As this is a market place, and everybody is in effect competing with everyone else, volume becomes a particularly important ingredient in any cd release. There are questions about the harmful, (and illegal), use of volume on modern records. So that the mastering or mixing engineer who first starts using an over-sampled peak meter capable of representing the audio waveforms may at first be frustrated that it is difficult to get their final result as loud as they could by using other kinds of sound re-enforcement. (This is only partially true). The following quote is taken from a professional viewpoint.

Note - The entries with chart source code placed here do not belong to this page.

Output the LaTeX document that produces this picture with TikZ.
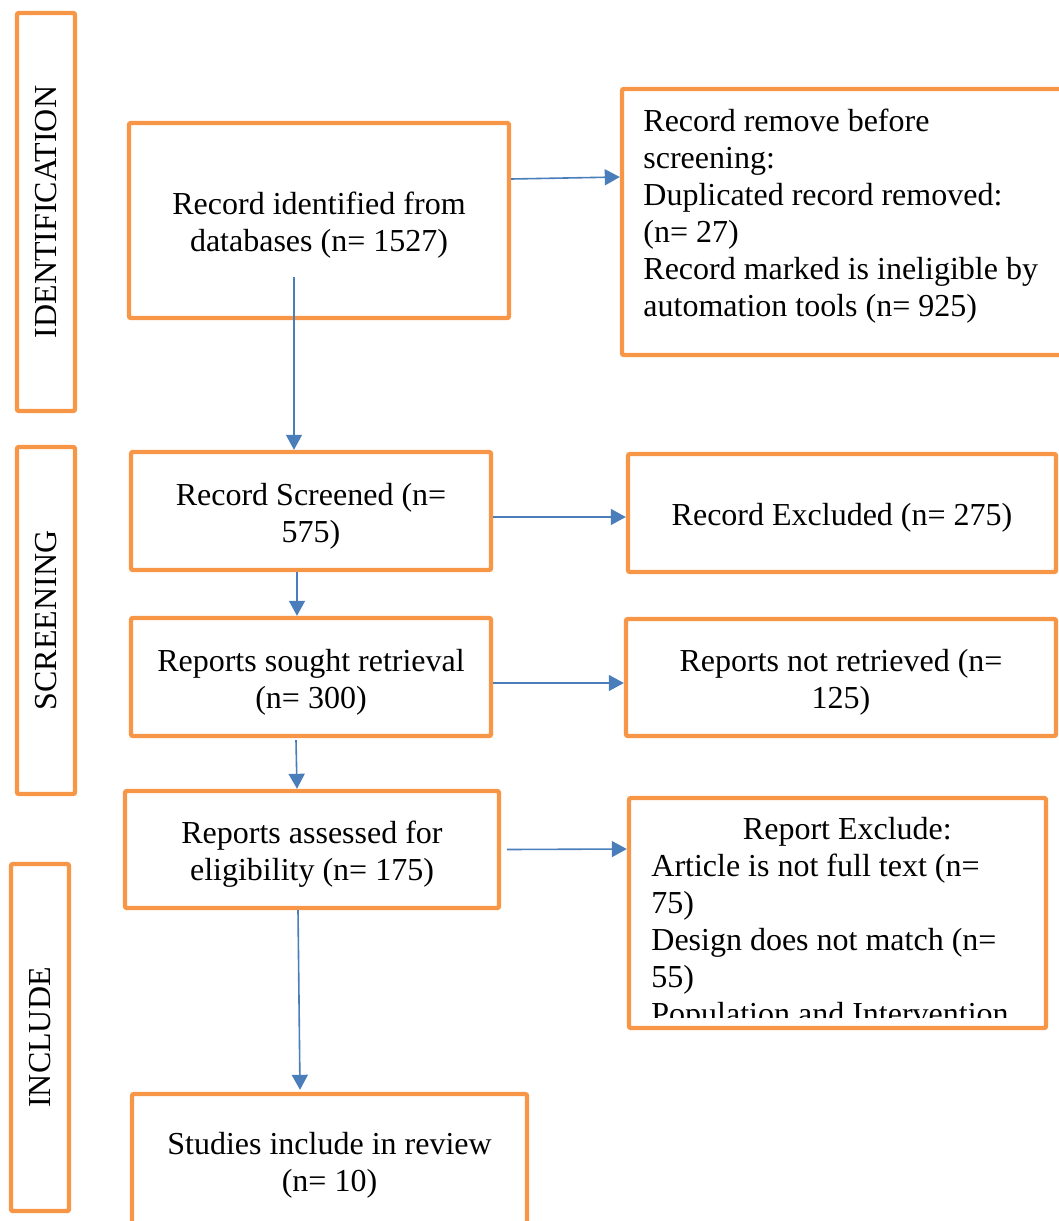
\documentclass[tikz,border=0pt]{standalone}
\usepackage{fontspec}
\setmainfont{Liberation Serif}
\usepackage{xcolor}
\usetikzlibrary{positioning,calc,arrows.meta}
\definecolor{boxorange}{HTML}{F79646}
\definecolor{flowblue}{HTML}{4A7EBB}
\newcommand{\topstrut}{\rule{0pt}{16pt}}

\begin{document}
\begin{tikzpicture}[x=0.5pt,y=-0.5pt,
    every node/.style={font=\fontsize{16}{18.5}\selectfont},
    stage/.style={draw=boxorange, line width=2.2pt, rounded corners=1pt, rotate=90, minimum height=29pt, inner sep=0pt},
    box/.style={draw=boxorange, line width=2.2pt, rounded corners=1pt, align=center, inner sep=0pt},
    note/.style={anchor=north west, align=left, inner sep=0pt},
    flow/.style={draw=flowblue, line width=0.8pt, -{Triangle[length=7.5pt,width=8pt]}}]
    \useasboundingbox (0,0) rectangle (1059,1221);

    % Stages
    \node[stage, minimum width=199pt] (ident) at (46,212) {IDENTIFICATION};
    \node[stage, minimum width=173.5pt] (screen) at (46,620.5) {SCREENING};
    \node[stage, minimum width=173.5pt] (incl) at (40,1037.5) {INCLUDE};

    % Main column
    \node[box, minimum width=190pt, minimum height=97.5pt] (b1) at (319,220.5) {\topstrut Record identified from\\databases (n= 1527)};
    \node[box, minimum width=180pt, minimum height=59pt] (b2) at (311,511) {\topstrut Record Screened (n=\\575)};
    \node[box, minimum width=180pt, minimum height=59pt] (b3) at (311,677) {\topstrut Reports sought retrieval\\(n= 300)};
    \node[box, minimum width=187pt, minimum height=58.5pt] (b4) at (312,849.5) {\topstrut Reports assessed for\\eligibility (n= 175)};
    \node[box, minimum width=197.5pt, minimum height=66pt] (b5) at (329.5,1160) {\topstrut Studies include in review\\(n= 10)};

    % Side boxes
    \node[box, minimum width=226pt, minimum height=133pt] (r1) at (848,222) {};
    \node[note] (r1text) at (643,109) {Record remove before\\screening:\\Duplicated record removed:\\(n= 27)\\Record marked is ineligible by\\automation tools (n= 925)};
    \node[box, minimum width=214pt, minimum height=59pt] (r2) at (842,513) {\topstrut Record Excluded (n= 275)};
    \node[box, minimum width=215pt, minimum height=58.5pt] (r3) at (841,677.5) {\topstrut Reports not retrieved (n=\\125)};
    \node[box, minimum width=208.5pt, minimum height=115pt] (r4) at (837.5,913) {};
    \begin{scope}
        \clip (629,798) rectangle (1046,1017);
        \node[note] (r4text) at (651,817) {\makebox[196pt]{Report Exclude:}\\Article is not full text (n=\\75)\\Design does not match (n=\\55)\\Population and Intervention};
    \end{scope}

    % Arrows
    \draw[flow] ($(b1.south)+(-25,-43)$) -- ($(b2.north)+(-17,0)$);
    \draw[flow] ($(b1.east)+(0,-41.5)$) -- ($(r1.west)+(0,-45)$);
    \draw[flow] ($(b2.east)+(0,6)$) -- ($(r2.west)+(0,4)$);
    \draw[flow] ($(b2.south)+(-14,0)$) -- ($(b3.north)+(-14,0)$);
    \draw[flow] ($(b3.east)+(0,6)$) -- ($(r3.west)+(0,5.5)$);
    \draw[flow] ($(b3.south)+(-15,2)$) -- ($(b4.north)+(-15,0)$);
    \draw[flow] ($(b4.east)+(6,0)$) -- ($(r4.west)+(0,-64)$);
    \draw[flow] ($(b4.south)+(-14,0)$) -- ($(b5.north)+(-29.5,-2)$);
\end{tikzpicture}
\end{document}
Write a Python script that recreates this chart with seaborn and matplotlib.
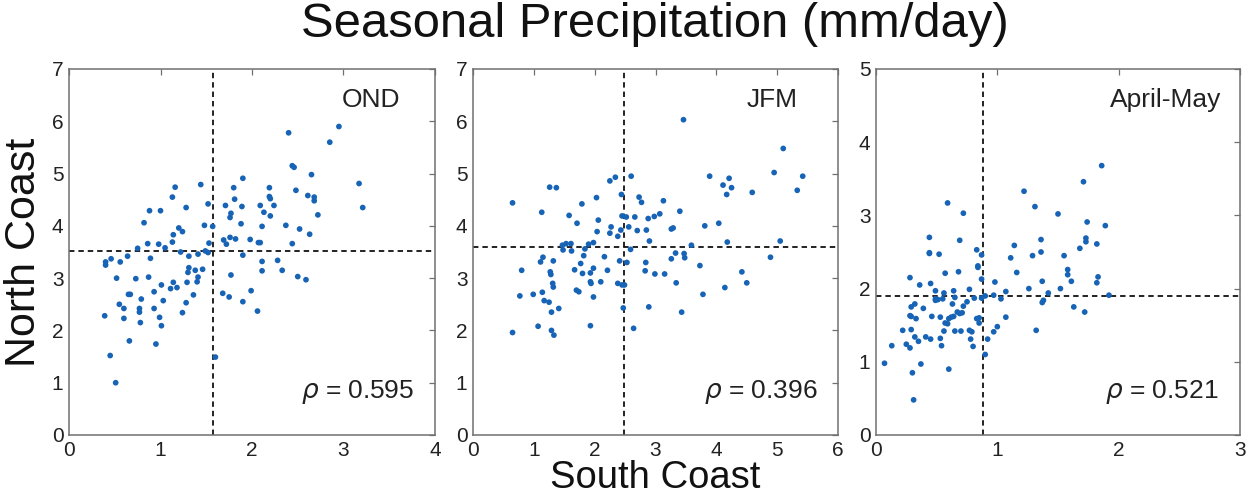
import matplotlib
matplotlib.use('Agg')
import matplotlib.pyplot as plt
import seaborn as sns
import pandas as pd

# ---------------- data ----------------
ond_south = [2.40, 2.95, 2.85, 2.44, 2.46, 2.65, 1.90, 3.17, 3.21, 1.16, 1.44, 1.13, 1.80, 2.19, 2.48,
             2.61, 2.68, 2.68, 2.19, 2.20, 1.81, 1.28, 1.52, 1.71, 1.89, 2.09, 2.24, 0.88, 1.00, 2.13,
             1.77, 1.76, 2.20, 2.72, 0.82, 1.48, 1.57, 1.88, 2.37, 2.11, 1.20, 1.24, 2.52, 1.14, 2.63,
             1.76, 1.82, 1.69, 1.98, 1.13, 1.72, 2.07, 2.09, 0.86, 0.98, 1.05, 1.53, 2.44, 0.75, 1.49,
             1.52, 1.22, 0.64, 0.46, 0.89, 1.31, 1.41, 1.90, 0.40, 0.40, 0.56, 2.11, 2.28, 1.31, 1.30,
             1.38, 1.46, 2.11, 2.33, 1.77, 0.52, 0.73, 0.87, 1.41, 1.40, 1.14, 1.29, 2.50, 2.59, 1.01,
             1.11, 1.18, 0.93, 1.99, 0.65, 0.67, 1.36, 1.68, 1.75, 0.79, 1.03, 1.28, 1.90, 0.55, 0.60,
             0.77, 0.93, 0.77, 1.24, 2.06, 0.39, 0.60, 0.99, 0.78, 1.01, 0.66, 0.95, 0.45, 1.60, 0.51]
ond_north = [5.78, 5.90, 5.60, 5.15, 5.12, 4.98, 4.91, 4.81, 4.35, 4.74, 4.79, 4.55, 4.73, 4.73, 4.68,
             4.58, 4.55, 4.48, 4.56, 4.52, 4.51, 4.35, 4.42, 4.39, 4.37, 4.39, 4.39, 4.29, 4.29, 4.26,
             4.24, 4.16, 4.19, 4.21, 4.06, 4.01, 3.99, 4.04, 4.01, 3.99, 3.96, 3.89, 3.94, 3.83, 3.84,
             3.78, 3.75, 3.73, 3.74, 3.69, 3.65, 3.68, 3.68, 3.66, 3.65, 3.58, 3.67, 3.66, 3.57, 3.52,
             3.49, 3.50, 3.42, 3.37, 3.38, 3.42, 3.46, 3.44, 3.31, 3.25, 3.31, 3.32, 3.34, 3.20, 3.11,
             3.15, 3.17, 3.14, 3.15, 3.06, 3.00, 2.99, 3.02, 3.02, 2.93, 2.92, 2.92, 3.03, 2.97, 2.87,
             2.80, 2.82, 2.74, 2.76, 2.69, 2.69, 2.68, 2.71, 2.64, 2.60, 2.57, 2.53, 2.55, 2.50, 2.42,
             2.42, 2.42, 2.35, 2.34, 2.37, 2.28, 2.23, 2.25, 2.15, 2.09, 1.80, 1.74, 1.52, 1.49, 1.00]

jfm_south = [3.46, 5.10, 4.95, 5.42, 5.33, 3.89, 4.21, 4.11, 4.25, 4.17, 4.59, 2.25, 2.34, 2.60, 1.26,
             1.37, 0.65, 1.13, 1.79, 2.03, 2.44, 2.73, 2.77, 3.13, 3.40, 1.58, 2.45, 2.52, 2.66, 2.88,
             2.98, 3.07, 1.71, 2.06, 4.04, 3.81, 2.27, 2.56, 3.26, 3.29, 2.04, 2.25, 2.43, 2.70, 2.85,
             2.38, 2.90, 4.18, 5.05, 3.59, 1.53, 1.47, 1.61, 1.48, 1.62, 1.84, 1.90, 1.98, 2.59, 3.33,
             3.47, 3.48, 3.26, 4.89, 1.15, 1.11, 1.32, 1.82, 2.16, 2.41, 2.53, 1.77, 2.84, 3.73, 0.80,
             1.27, 1.28, 1.67, 1.80, 1.93, 1.98, 2.21, 2.83, 2.99, 3.15, 4.42, 1.31, 1.32, 1.93, 1.94,
             2.10, 2.38, 2.45, 2.49, 3.34, 4.50, 4.14, 1.70, 1.74, 1.14, 0.77, 0.99, 1.98, 3.78, 1.17,
             1.25, 1.41, 1.29, 2.47, 2.89, 3.43, 1.07, 1.93, 2.64, 0.65, 1.29, 1.33]
jfm_north = [6.03, 5.48, 5.02, 4.95, 4.68, 4.95, 4.91, 4.78, 4.73, 4.60, 4.64, 4.86, 4.93, 4.95, 4.74,
             4.73, 4.44, 4.26, 4.42, 4.54, 4.60, 4.55, 4.45, 4.48, 4.28, 4.20, 4.19, 4.17, 4.17, 4.14,
             4.18, 4.23, 4.05, 4.11, 4.05, 4.00, 3.98, 3.98, 3.94, 3.96, 3.89, 3.86, 3.92, 3.91, 3.92,
             3.80, 3.71, 3.69, 3.71, 3.63, 3.66, 3.63, 3.66, 3.54, 3.52, 3.56, 3.65, 3.68, 3.55, 3.48,
             3.47, 3.39, 3.37, 3.40, 3.40, 3.31, 3.33, 3.43, 3.41, 3.33, 3.30, 3.28, 3.30, 3.24, 3.15,
             3.12, 3.07, 3.16, 3.09, 3.10, 3.19, 3.15, 3.14, 3.08, 3.08, 3.12, 2.90, 2.83, 2.93, 2.90,
             2.93, 2.90, 2.87, 2.87, 2.91, 2.91, 2.82, 2.77, 2.74, 2.73, 2.66, 2.69, 2.64, 2.69, 2.57,
             2.54, 2.42, 2.35, 2.43, 2.45, 2.35, 2.08, 2.09, 2.04, 1.96, 2.00, 1.91]

am_south = [1.86, 1.71, 1.22, 1.31, 1.50, 0.59, 0.72, 1.74, 1.89, 0.44, 0.69, 1.36, 1.73, 1.73, 1.82,
            1.68, 0.44, 0.44, 0.52, 0.83, 0.87, 1.14, 1.36, 1.11, 1.29, 1.55, 0.84, 0.84, 1.16, 0.68,
            0.57, 1.58, 1.58, 0.28, 0.36, 0.45, 0.87, 0.98, 1.37, 1.61, 1.83, 1.82, 0.49, 0.64, 0.77,
            0.56, 1.26, 1.52, 1.42, 1.07, 0.97, 0.90, 1.92, 0.49, 0.49, 0.51, 0.55, 0.65, 0.81, 1.03,
            0.87, 1.38, 1.37, 0.29, 0.32, 0.39, 0.63, 0.75, 0.72, 1.63, 1.72, 0.67, 0.69, 0.71, 0.28,
            0.29, 0.33, 0.46, 0.53, 0.60, 0.62, 0.64, 1.07, 0.83, 0.85, 0.85, 0.57, 0.59, 1.00, 0.22,
            0.29, 0.56, 0.65, 0.70, 0.77, 0.79, 0.97, 1.32, 0.32, 0.41, 0.45, 0.53, 0.35, 0.78, 0.92,
            0.25, 0.13, 0.28, 0.54, 0.80, 0.90, 0.07, 0.37, 0.30, 0.60, 0.31]
am_north = [3.68, 3.46, 3.33, 3.12, 3.02, 3.17, 3.03, 2.91, 2.86, 2.70, 2.66, 2.67, 2.69, 2.64, 2.61,
            2.55, 2.49, 2.48, 2.47, 2.53, 2.46, 2.59, 2.50, 2.42, 2.45, 2.45, 2.31, 2.29, 2.22, 2.23,
            2.21, 2.26, 2.19, 2.15, 2.05, 2.07, 2.13, 2.09, 2.10, 2.10, 2.16, 2.08, 1.97, 1.97, 1.99,
            1.94, 2.00, 2.00, 1.94, 1.96, 1.91, 1.90, 1.91, 1.86, 1.84, 1.85, 1.86, 1.88, 1.87, 1.86,
            1.87, 1.84, 1.81, 1.75, 1.79, 1.73, 1.79, 1.82, 1.76, 1.75, 1.68, 1.68, 1.66, 1.67, 1.63,
            1.62, 1.59, 1.62, 1.61, 1.59, 1.61, 1.62, 1.61, 1.59, 1.60, 1.53, 1.53, 1.52, 1.48, 1.43,
            1.44, 1.42, 1.42, 1.42, 1.43, 1.41, 1.41, 1.43, 1.34, 1.34, 1.31, 1.32, 1.28, 1.31, 1.31,
            1.24, 1.22, 1.19, 1.22, 1.21, 1.10, 0.98, 0.97, 0.85, 0.90, 0.48]

seasons = ['OND', 'JFM', 'April-May']
rho_labels = ['0.595', '0.396', '0.521']
mean_south = [1.57, 2.48, 0.885]
mean_north = [3.51, 3.59, 1.895]
xmax = [4, 6, 3]
ymax = [7, 7, 5]

# ---------------- styling ----------------
sns.set_theme(style='white')
plt.rcParams['font.family'] = ['Liberation Sans', 'DejaVu Sans']
plt.rcParams['mathtext.fontset'] = 'dejavusans'

dot_color = '#1763b5'
spine_color = '#707070'

fig = plt.figure(figsize=(12.55, 4.96), dpi=100)
W, H = 1255, 496
lefts = [69, 473, 876]
widths = [366, 365, 364]
top, bottom = 69, 435

xs = [ond_south, jfm_south, am_south]
ys = [ond_north, jfm_north, am_north]
season_pos = [(0.905, 0.948), (0.89, 0.948), (0.95, 0.948)]
rho_pos = [(0.943, 0.10), (0.945, 0.10), (0.94, 0.10)]

axes = []
for i in range(3):
    ax = fig.add_axes([lefts[i] / W, (H - bottom) / H, widths[i] / W, (bottom - top) / H])
    df = pd.DataFrame({'South Coast': xs[i], 'North Coast': ys[i]})
    sns.scatterplot(data=df, x='South Coast', y='North Coast', ax=ax, color=dot_color,
                    s=17, edgecolor='none', linewidth=0, zorder=3)
    ax.axvline(mean_south[i], color='#111111', ls=(0, (3, 2.2)), lw=1.3, zorder=2)
    ax.axhline(mean_north[i], color='#111111', ls=(0, (3, 2.2)), lw=1.3, zorder=2)
    ax.set_xlim(0, xmax[i])
    ax.set_ylim(0, ymax[i])
    ax.set_xticks(range(0, xmax[i] + 1))
    ax.set_yticks(range(0, ymax[i] + 1))
    ax.tick_params(direction='in', length=4, width=0.9, color=spine_color,
                   top=True, right=True, labelsize=15, labelcolor='#222222', pad=4)
    for sp in ax.spines.values():
        sp.set_color(spine_color)
        sp.set_linewidth(1.1)
        sp.set_visible(True)
    ax.set_xlabel('')
    ax.set_ylabel('')
    sx, sy = season_pos[i]
    ax.text(sx, sy, seasons[i], transform=ax.transAxes, ha='right', va='top',
            fontsize=19, color='#222222')
    rx, ry = rho_pos[i]
    ax.text(rx, ry, r'$\rho$ = ' + rho_labels[i], transform=ax.transAxes, ha='right',
            va='baseline', fontsize=19, color='#222222')
    axes.append(ax)

# axis titles shared by the three panels
fig.text(24.5 / W, 1 - 252.5 / H, 'North Coast', rotation=90, ha='center', va='center',
         fontsize=31, color='#111111')
fig.text((lefts[1] + widths[1] / 2) / W, 1 - 488 / H, 'South Coast', ha='center',
         va='baseline', fontsize=27.5, color='#111111')
fig.suptitle('Seasonal Precipitation (mm/day)', fontsize=35.3, color='#111111',
             x=(lefts[0] + lefts[2] + widths[2]) / 2 / W, y=0.995, va='top')

fig.savefig('out.png', dpi=100)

‘Of course, since many popular music CD’s have been clipping consumer digital to analog converters, accommodating those systems will inevitably require lowering the level by some method or another, in some way resulting in a quieter final product, although likely by only a few decibels. Where this is not necessarily true, however, is that the PCM system and the CD both allow for the representation of illegal waveforms such that it is not a requirement to lower the level just because the mastering engineer is endowed with tools that show him that he is allowing a distorted result to be reproduced. The red book format for CDs and the DVD specs both allow for this illegal content, and the mastering engineer is still allowed to put out releases that meet the spec while allowing consumers’ players to distort, (at least for the discerning). With an over-sampled peak meter the engineer will be able to hear, feel and see that the music is clipping, and by how much, and where. With this knowledge the engineer can then decide with complete information whether or not to
accommodate the legal range of digital audio on a PCM sampled system.
The consumer has continued to complain that CDs and DVD’s sound ‘harsh,’ the mastering engineers have argued that peak meters continue to be inaccurate, and everyone continues to demand better sounding mixes. Utilizing an over-sampled peak meter in the digital audio studio that represents the reconstruction filters in digital to analog converters is the first step toward an improvement in audio quality in music releases.’ But will an effective UN agree to this? Or, more importantly, does size matter?! And at what point does constipation require a surgical solution? There were different problems in the analog era, somehow, at the time, they seemed to be more human. Just another illusion.. perhaps… as we’re all swamped, 24/7, by noise pollution none of us expected to experience, in a shrieking world that doesn’t have full control of its dynamic.
The inception of the compact disc was years away in 1969, and these problems were beyond the horizon. I was very happy with the record when it was released. It thought that it captured the essence of my enquiry at the time. In many ways it’s a defining moment. There have been a few peaks in my recorded output, but this one can be regarded as the first, and I look back on it with great affection.